There is great scope for raising the role of small enterprise in the Philippine economy. I have constantly argued that this is the key to making the country’s economic growth benefit the wider masses of Filipinos more directly, rather than rely on growth driven by large firms to “trickle down” to the bottom. Indeed, why should anyone settle for a mere trickle? What we have always needed, but which has remained elusive, is growth that has much broader direct participation in both the sectoral and geographic sense.
As it is, our economy’s growth in recent decades has been largely propelled by services. A scan of the statistics over time readily shows that our consistent growth leaders have been financial services (banking and insurance), real estate and business services, especially business process outsourcing. By no coincidence, our top billionaires derive the bulk of their wealth from these, and less from manufacturing, and hardly from agriculture. All this explains why accelerating economic growth over the past decade has left the poor behind, as poverty incidence actually rose from 24.9 percent in 2003 to 26.5 percent in 2009.
This experience was in complete contradiction to the experience in Asia, where the Asian Development Bank found poverty incidence to have fallen by an average of 2 percent for every 1 percent rise in GDP. Asia has in fact been more successful in translating economic growth into poverty reduction than the rest of the world, where poverty fell by an average of only 1.5 percent for every 1 percent of GDP growth. The Philippine experience has not only been inferior; it is perverse, with poverty moving in the wrong direction! And this is because the economy’s growth has largely excluded the 25 million-plus poor Filipinos that continue to be in our midst to this day.

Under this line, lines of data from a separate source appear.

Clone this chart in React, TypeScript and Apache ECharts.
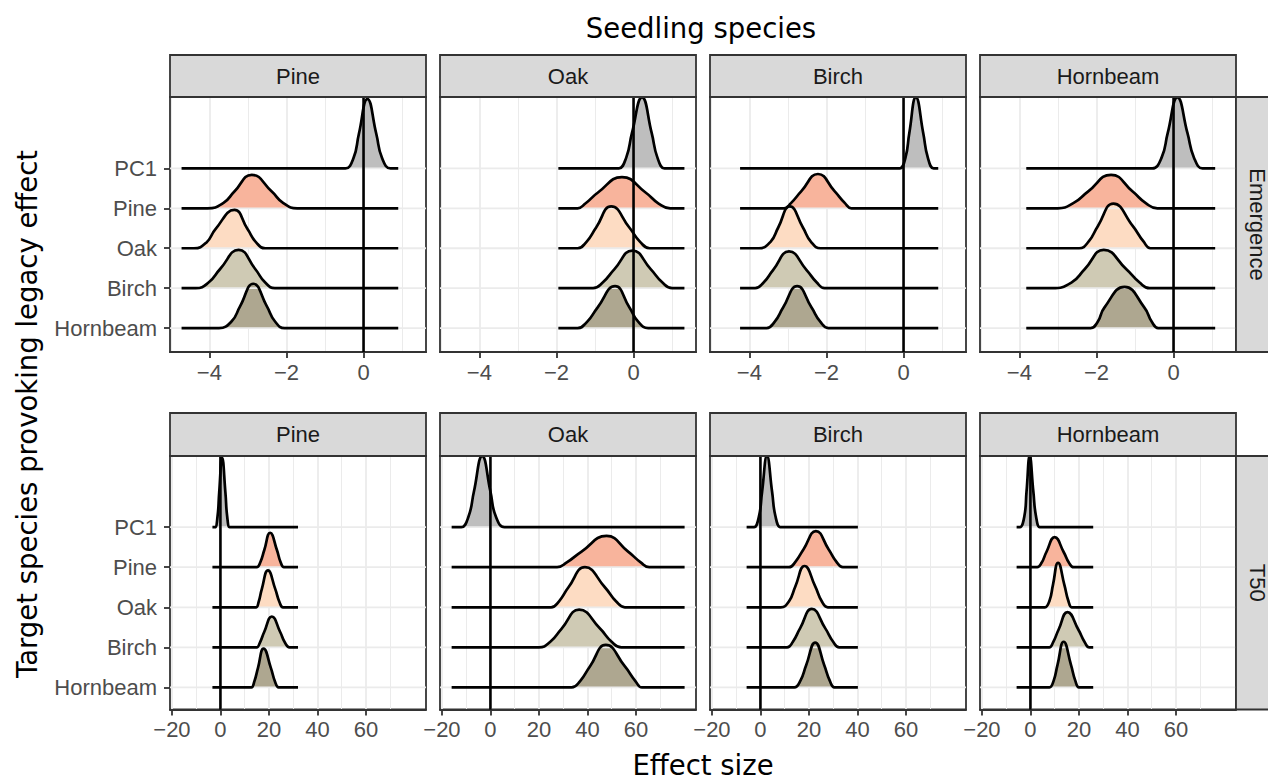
import React, { useEffect, useRef } from "react";
import * as echarts from "echarts";

// ---------- data ----------
const seedlingSpecies = ["Pine", "Oak", "Birch", "Hornbeam"];
// target species, drawn from top (PC1) to bottom (Hornbeam)
const targetSpecies = ["PC1", "Pine", "Oak", "Birch", "Hornbeam"];
const traits = ["Emergence", "T50"];
const targetFills = ["#bebebe", "#f8b49c", "#fddcc3", "#cfcab4", "#aea790"];

const emergenceTicks = [-4, -2, 0];
const t50Ticks = [-20, 0, 20, 40, 60];
const emergenceLimits = [-5.02, 1.62];
const t50Limits = [-20.8, 84.8];

// x-range over which each panel's ridges are drawn
const emergenceSpans = [[-4.72, 0.9], [-1.95, 1.32], [-4.24, 0.9], [-3.82, 1.08]];
const t50Spans = [[-3.3, 32.0], [-16.0, 80.1], [-5.7, 40.2], [-5.7, 25.9]];

// ridge outline key points [effect size, ridge height], order: PC1, Pine, Oak, Birch, Hornbeam
const emergencePine = [
  [[-0.47, 0], [-0.26, 0.26], [-0.12, 0.87], [0.1, 1.74], [0.33, 0.87], [0.48, 0.26], [0.7, 0]],
  [[-4.05, 0], [-3.64, 0.13], [-3.35, 0.42], [-2.9, 0.84], [-2.38, 0.42], [-2.08, 0.13], [-1.72, 0]],
  [[-4.4, 0], [-4.08, 0.14], [-3.84, 0.48], [-3.35, 0.96], [-3.01, 0.48], [-2.78, 0.14], [-2.55, 0]],
  [[-4.35, 0], [-4.02, 0.14], [-3.72, 0.48], [-3.24, 0.96], [-2.81, 0.48], [-2.55, 0.14], [-2.3, 0]],
  [[-3.75, 0], [-3.42, 0.17], [-3.2, 0.55], [-2.86, 1.11], [-2.51, 0.55], [-2.3, 0.17], [-2.05, 0]],
];
const emergenceOak = [
  [[-0.38, 0], [-0.19, 0.27], [-0.04, 0.89], [0.22, 1.78], [0.47, 0.89], [0.62, 0.27], [0.8, 0]],
  [[-1.45, 0], [-1.25, 0.12], [-0.93, 0.39], [-0.3, 0.78], [0.32, 0.39], [0.65, 0.12], [0.95, 0]],
  [[-1.45, 0], [-1.22, 0.16], [-0.97, 0.52], [-0.58, 1.05], [-0.11, 0.52], [0.17, 0.16], [0.42, 0]],
  [[-1.05, 0], [-0.8, 0.14], [-0.5, 0.47], [-0.03, 0.94], [0.45, 0.47], [0.75, 0.14], [1.0, 0]],
  [[-1.45, 0], [-1.2, 0.16], [-0.93, 0.52], [-0.48, 1.05], [-0.11, 0.52], [0.12, 0.16], [0.38, 0]],
];
const emergenceBirch = [
  [[-0.1, 0], [0.05, 0.27], [0.15, 0.89], [0.32, 1.78], [0.51, 0.89], [0.63, 0.27], [0.78, 0]],
  [[-3.1, 0], [-2.92, 0.13], [-2.65, 0.43], [-2.22, 0.86], [-1.79, 0.43], [-1.52, 0.13], [-1.35, 0]],
  [[-3.75, 0], [-3.45, 0.16], [-3.25, 0.52], [-2.95, 1.05], [-2.61, 0.52], [-2.4, 0.16], [-2.15, 0]],
  [[-3.85, 0], [-3.63, 0.14], [-3.38, 0.46], [-2.97, 0.92], [-2.52, 0.46], [-2.25, 0.14], [-2.05, 0]],
  [[-3.55, 0], [-3.34, 0.16], [-3.12, 0.52], [-2.76, 1.05], [-2.39, 0.52], [-2.16, 0.16], [-1.95, 0]],
];
const emergenceHornbeam = [
  [[-0.55, 0], [-0.31, 0.27], [-0.15, 0.89], [0.1, 1.78], [0.36, 0.89], [0.53, 0.27], [0.75, 0]],
  [[-3.0, 0], [-2.6, 0.13], [-2.22, 0.42], [-1.62, 0.84], [-1.06, 0.42], [-0.72, 0.13], [-0.42, 0]],
  [[-2.45, 0], [-2.2, 0.17], [-1.96, 0.56], [-1.56, 1.12], [-1.06, 0.56], [-0.78, 0.17], [-0.6, 0]],
  [[-3.15, 0], [-2.65, 0.14], [-2.3, 0.48], [-1.81, 0.96], [-1.23, 0.48], [-0.88, 0.14], [-0.62, 0]],
  [[-2.15, 0], [-1.97, 0.15], [-1.79, 0.52], [-1.27, 1.03], [-0.76, 0.52], [-0.56, 0.15], [-0.4, 0]],
];
const t50Pine = [
  [[-2.2, 0], [-1.2, 0.26], [-0.5, 0.87], [0.7, 1.73], [2.05, 0.87], [2.8, 0.26], [3.8, 0]],
  [[15.0, 0], [16.5, 0.13], [18.1, 0.43], [20.5, 0.86], [23.3, 0.43], [24.8, 0.13], [26.2, 0]],
  [[14.8, 0], [15.8, 0.14], [17.1, 0.46], [19.6, 0.92], [22.6, 0.46], [24.3, 0.14], [25.8, 0]],
  [[15.0, 0], [16.3, 0.12], [18.1, 0.39], [21.2, 0.77], [24.6, 0.39], [26.6, 0.12], [28.5, 0]],
  [[12.8, 0], [14.0, 0.15], [15.5, 0.49], [17.8, 0.97], [20.8, 0.49], [22.5, 0.15], [24.0, 0]],
];
const t50Oak = [
  [[-12.0, 0], [-9.0, 0.27], [-6.8, 0.89], [-3.4, 1.77], [0.0, 0.89], [2.2, 0.27], [5.8, 0]],
  [[27.5, 0], [31.5, 0.12], [37.6, 0.39], [47.9, 0.78], [56.8, 0.39], [62.0, 0.12], [65.5, 0]],
  [[25.0, 0], [28.3, 0.15], [32.2, 0.5], [39.0, 1.0], [47.2, 0.5], [51.8, 0.15], [55.5, 0]],
  [[20.0, 0], [24.7, 0.14], [29.4, 0.47], [36.6, 0.94], [45.2, 0.47], [50.0, 0.14], [54.0, 0]],
  [[33.5, 0], [37.0, 0.16], [41.1, 0.53], [47.6, 1.06], [55.4, 0.53], [59.8, 0.16], [62.5, 0]],
];
const t50Birch = [
  [[-2.6, 0], [-0.6, 0.27], [0.7, 0.89], [2.7, 1.77], [4.8, 0.89], [6.2, 0.27], [8.2, 0]],
  [[11.8, 0], [14.5, 0.14], [17.8, 0.45], [22.9, 0.9], [28.1, 0.45], [31.3, 0.14], [34.0, 0]],
  [[8.4, 0], [11.8, 0.15], [14.4, 0.52], [18.2, 1.03], [22.6, 0.52], [25.3, 0.15], [27.8, 0]],
  [[11.0, 0], [13.4, 0.14], [16.4, 0.48], [21.2, 0.96], [26.7, 0.48], [30.0, 0.14], [32.5, 0]],
  [[14.0, 0], [16.5, 0.17], [18.9, 0.56], [22.6, 1.12], [26.3, 0.56], [28.6, 0.17], [30.5, 0]],
];
const t50Hornbeam = [
  [[-4.3, 0], [-2.5, 0.27], [-1.6, 0.89], [-0.3, 1.77], [1.2, 0.89], [2.3, 0.27], [3.8, 0]],
  [[2.8, 0], [4.6, 0.11], [6.6, 0.38], [10.0, 0.75], [13.7, 0.38], [15.9, 0.11], [17.8, 0]],
  [[6.0, 0], [7.9, 0.17], [9.3, 0.56], [11.4, 1.11], [14.0, 0.56], [15.6, 0.17], [17.0, 0]],
  [[7.8, 0], [9.4, 0.13], [11.6, 0.44], [15.3, 0.88], [19.8, 0.44], [22.4, 0.13], [24.3, 0]],
  [[7.9, 0], [9.6, 0.17], [11.2, 0.57], [13.7, 1.14], [16.7, 0.57], [18.5, 0.17], [20.0, 0]],
];

// ---------- layout ----------
const colLeft = [170, 440, 710, 980];
const panelW = 256;
const rowTop = [97, 456];
const rowH = [255, 253.5];
const stripTop = [55, 413];
const stripH = [42, 43];
const yLimits = [[0.4, 6.79], [0.45, 6.775]];

const TICK_FONT = "Liberation Sans, Arial, sans-serif";
const TITLE_FONT = "DejaVu Sans, Verdana, sans-serif";
const TICK_SIZE = 22;
const TITLE_SIZE = 27.5;

const fmt = (v: number) => (v < 0 ? "\u2212" + Math.abs(v) : String(v));

function buildOption() {
  const ridgeTable = [
    [emergencePine, emergenceOak, emergenceBirch, emergenceHornbeam],
    [t50Pine, t50Oak, t50Birch, t50Hornbeam],
  ];
  const spanTable = [emergenceSpans, t50Spans];
  const grids: any[] = [];
  const xAxes: any[] = [];
  const yAxes: any[] = [];
  const series: any[] = [];
  const graphic: any[] = [];
  const nT = targetSpecies.length;
  const yVals = targetSpecies.map((_, i) => i + 1);

  traits.forEach((trait, r) => {
    const limits = r === 0 ? emergenceLimits : t50Limits;
    const ticks = r === 0 ? emergenceTicks : t50Ticks;
    const yLim = yLimits[r];
    seedlingSpecies.forEach((sp, c) => {
      const p = r * 4 + c;
      grids.push({
        left: colLeft[c],
        top: rowTop[r],
        width: panelW,
        height: rowH[r],
        show: true,
        backgroundColor: "#ffffff",
        borderColor: "#333333",
        borderWidth: 1.8,
        containLabel: false,
      });
      xAxes.push({
        type: "value",
        gridIndex: p,
        min: limits[0],
        max: limits[1],
        splitNumber: r === 0 ? 3 : 5,
        axisLine: { show: true, onZero: false, lineStyle: { color: "#333333", width: 1.8 } },
        axisTick: { show: true, length: 6, customValues: ticks, lineStyle: { color: "#333333", width: 1.8 } },
        axisLabel: {
          show: true,
          customValues: ticks,
          formatter: (v: number) => (ticks.indexOf(v) >= 0 ? fmt(v) : ""),
          color: "#4d4d4d",
          fontSize: TICK_SIZE,
          fontFamily: TICK_FONT,
          margin: 9,
        },
        splitLine: { show: true, lineStyle: { color: "#ebebeb", width: 1.8 } },
        minorTick: { show: false, splitNumber: 2 },
        minorSplitLine: { show: true, lineStyle: { color: "#ebebeb", width: 1.0 } },
      });
      // main (labelled) y axis of this panel
      const mainY = yAxes.length;
      yAxes.push({
        type: "value",
        gridIndex: p,
        min: yLim[0],
        max: yLim[1],
        axisLine: { show: false, onZero: false },
        splitLine: { show: false },
        axisTick: {
          show: c === 0,
          length: 6,
          customValues: yVals,
          lineStyle: { color: "#333333", width: 1.8 },
        },
        axisLabel: {
          show: c === 0,
          customValues: yVals,
          formatter: (v: number) => {
            const k = Math.round(v);
            if (Math.abs(v - k) > 1e-6 || k < 1 || k > nT) return "";
            return targetSpecies[nT - k];
          },
          color: "#4d4d4d",
          fontSize: TICK_SIZE,
          fontFamily: TICK_FONT,
          margin: 13,
        },
      });

      // horizontal grid lines at each ridge baseline
      yVals.forEach((k) => {
        series.push({
          type: "line",
          xAxisIndex: p,
          yAxisIndex: mainY,
          data: [[limits[0], k], [limits[1], k]],
          symbol: "none",
          silent: true,
          lineStyle: { color: "#ebebeb", width: 1.8 },
          z: 2,
        });
      });

      // ridges, from top (PC1) to bottom (Hornbeam); each ridge gets a hidden y axis
      // shifted so that its baseline is the axis zero (area fills down to it)
      const ridges = ridgeTable[r][c];
      const span = spanTable[r][c];
      const e = 0.012 * (span[1] - span[0]);
      ridges.forEach((pts: number[][], i: number) => {
        const baseline = nT - i;
        const ax = yAxes.length;
        yAxes.push({
          type: "value",
          gridIndex: p,
          show: false,
          min: yLim[0] - baseline,
          max: yLim[1] - baseline,
          axisLine: { show: false, onZero: false },
          splitLine: { show: false },
          axisTick: { show: false },
          axisLabel: { show: false },
        });
        const full = [
          [span[0], 0],
          [pts[0][0] - e, 0],
          ...pts,
          [pts[pts.length - 1][0] + e, 0],
          [span[1], 0],
        ];
        series.push({
          type: "line",
          xAxisIndex: p,
          yAxisIndex: ax,
          data: full,
          symbol: "none",
          smooth: 0.5,
          silent: true,
          lineStyle: { color: "#000000", width: 2.7 },
          areaStyle: { color: targetFills[i], opacity: 1, origin: "auto" },
          z: 2,
        });
      });

      // vertical reference line at zero
      series.push({
        type: "line",
        xAxisIndex: p,
        yAxisIndex: mainY,
        data: [[0, yLim[0]], [0, yLim[1]]],
        symbol: "none",
        silent: true,
        lineStyle: { color: "#000000", width: 2.6 },
        z: 3,
      });

      // column strip
      graphic.push({
        type: "rect",
        shape: { x: colLeft[c], y: stripTop[r], width: panelW, height: stripH[r] },
        style: { fill: "#d9d9d9", stroke: "#333333", lineWidth: 1.8 },
        z: 10,
      });
      graphic.push({
        type: "text",
        x: colLeft[c] + panelW / 2,
        y: stripTop[r] + stripH[r] / 2,
        style: {
          text: sp,
          fill: "#1a1a1a",
          fontSize: TICK_SIZE,
          fontFamily: TICK_FONT,
          align: "center",
          verticalAlign: "middle",
        },
        z: 11,
      });
    });

    // row strip on the right
    graphic.push({
      type: "rect",
      shape: { x: 1236, y: rowTop[r], width: 42, height: rowH[r] },
      style: { fill: "#d9d9d9", stroke: "#333333", lineWidth: 1.8 },
      z: 10,
    });
    graphic.push({
      type: "text",
      x: 1257,
      y: rowTop[r] + rowH[r] / 2,
      rotation: -Math.PI / 2,
      style: {
        text: trait,
        fill: "#1a1a1a",
        fontSize: TICK_SIZE,
        fontFamily: TICK_FONT,
        align: "center",
        verticalAlign: "middle",
      },
      z: 11,
    });
  });

  // titles
  graphic.push({
    type: "text",
    x: 701,
    y: 28,
    style: { text: "Seedling species", fill: "#000000", fontSize: TITLE_SIZE, fontFamily: TITLE_FONT, align: "center", verticalAlign: "middle" },
    z: 11,
  });
  graphic.push({
    type: "text",
    x: 703,
    y: 765,
    style: { text: "Effect size", fill: "#000000", fontSize: TITLE_SIZE, fontFamily: TITLE_FONT, align: "center", verticalAlign: "middle" },
    z: 11,
  });
  graphic.push({
    type: "text",
    x: 27,
    y: 414,
    rotation: Math.PI / 2,
    style: {
      text: "Target species provoking legacy effect",
      fill: "#000000",
      fontSize: TITLE_SIZE,
      fontFamily: TITLE_FONT,
      align: "center",
      verticalAlign: "middle",
    },
    z: 11,
  });

  return {
    animation: false,
    backgroundColor: "#ffffff",
    grid: grids,
    xAxis: xAxes,
    yAxis: yAxes,
    series,
    graphic,
  };
}

export default function App() {
  const ref = useRef<HTMLDivElement>(null);
  useEffect(() => {
    document.body.style.margin = "0";
    const chart = echarts.init(ref.current as HTMLDivElement, null, { renderer: "svg" });
    chart.setOption(buildOption() as any);
    return () => chart.dispose();
  }, []);
  return <div ref={ref} style={{ width: 1268, height: 781 }} />;
}
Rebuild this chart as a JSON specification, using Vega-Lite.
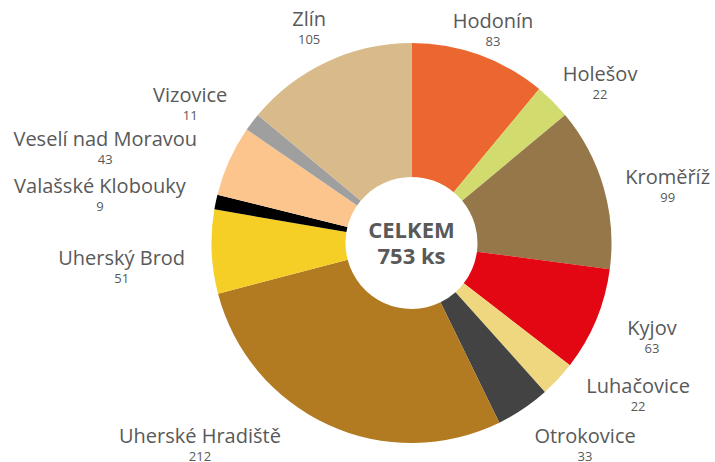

Everyone agrees that achieving inclusive growth is all about creating more jobs. The World Bank, in its most recent reports and prescriptions for the country, focuses on the need to foster an enabling environment for widespread creation of jobs. The problem is, not enough of these jobs have been forthcoming from large enterprises because various impediments to greater investment persist, not the least of which are the constitutional restrictions on foreign investments. There are also the traditional ones like inferior infrastructure and unstable rules and policies. Smaller enterprises ought to be filling in our jobs gap, especially because the cost of creating a job in the small enterprise sector is much smaller than that in the large enterprise sector. But as the figures cited above show, not enough of those jobs are coming from this direction.
There are several reasons why. Small businesses are typically starved of financing, and this has been more particularly so in the Philippines, where the big banks have traditionally preferred to deal with a few large clients than a large number of small ones. Small firms are also ill-equipped to keep up with improving technology, as in-house research and development, which large firms routinely provide resources for, is out of reach for a small business. I have witnessed how various tax and regulatory measures, including voluminous documentary requirements, have discouraged many a small entrepreneur from pursuing further business growth or, worse, led them to abandon it altogether. Small firms’ access to markets as well as to their inputs is hampered by infrastructure inadequacies, now exemplified daily by traffic congestion and slow Internet speeds.
Small firms’ access to inputs is also hampered by cumbersome trade regulations that make externally sourcing them unattractive, even when such inputs are in limited supplies locally, or much cheaper abroad. The Bureau of Customs released in the past year a comprehensive inventory of all clearances, licenses and permits required by some 50 government agencies before one can import certain products. It turns out that there are more than 7,000 of such regulated products, many of which are subject to multiple clearances that either duplicate or overlap, while some regulations have long outlived their purpose, and are therefore unnecessary.
We will also need our small firms to band together through various forms of clustering, if they are to be better integrated into international trade. Export orders invariably involve large volumes that no single small enterprise can readily meet. But our entrepreneurs need to be helped in shedding the “kanya-kanya” (individualistic) mind-set to tap the opportunities of international trade.
The challenges of small business in this country are manifold and daunting, and it will take nothing less than a well-orchestrated effort to unleash the great potential of MSMEs to participate more in our economy’s growth, and spread benefits therefrom much more widely. Sadly, government efforts on this remain largely fragmented and leaderless—and we will need to fix this. But this will have to be the subject of another article.